What made the tone unusual was that the two women were Sen. Hillary Clinton and former Secretary of State Madeleine Albright, and the setting was the 125th anniversary conference at Wellesley College in Massachusetts last Friday and Saturday. The younger women, of course, were a capacity crowd of students at Wellesley - the elite, female, liberal-arts school with a reputation for churning out more high-powered women than Silicon Valley does startups.

Senator Clinton and Ms. Albright, both of Wellesley (class of '69 and '59, respectively), capped off an afternoon of panel discussions by fellow alumnae. Graduates as diverse as a Buddhist monk and a stand-up comedian traced their achievements to four contemplative years under the tall pines of Lake Waban.

With self-deprecating humor and clear camaraderie, Clinton and Albright recalled their winding roads to success and urged future graduates to be supportive of one another in their efforts to find a balance between work and family.
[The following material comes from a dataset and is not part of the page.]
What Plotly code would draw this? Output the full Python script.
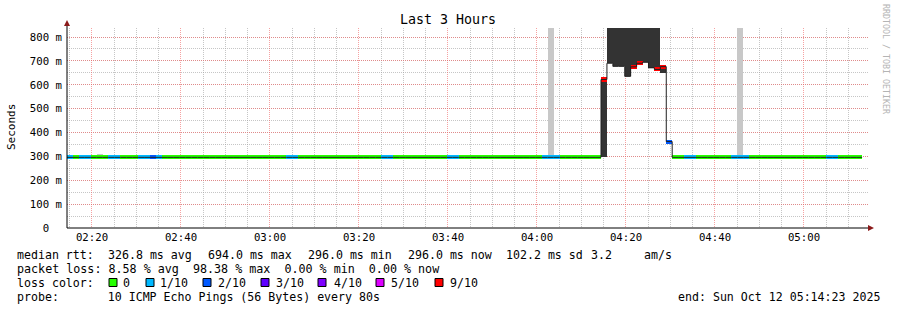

"There will be many unintended consequences of the decisions you make," Clinton said, to laughs from the audience. "I am a living example of that."

The speakers also stressed the college ties that bind. Clinton pointed out that four alumnae work in her Senate office. Albright says her Wellesley network was key in finding her way to the State Department.

But they both placed their alma mater at the center of a broader continuum representing women's changing role in society. Albright recalled the laptop-esque clicking of knitting needles in her classes at Wellesley and the odd juxtaposition of women making socks for their boyfriends as they daydreamed of becoming world-class leaders.

Said Clinton: "Looking back at the history of this college is like looking back at the history of women."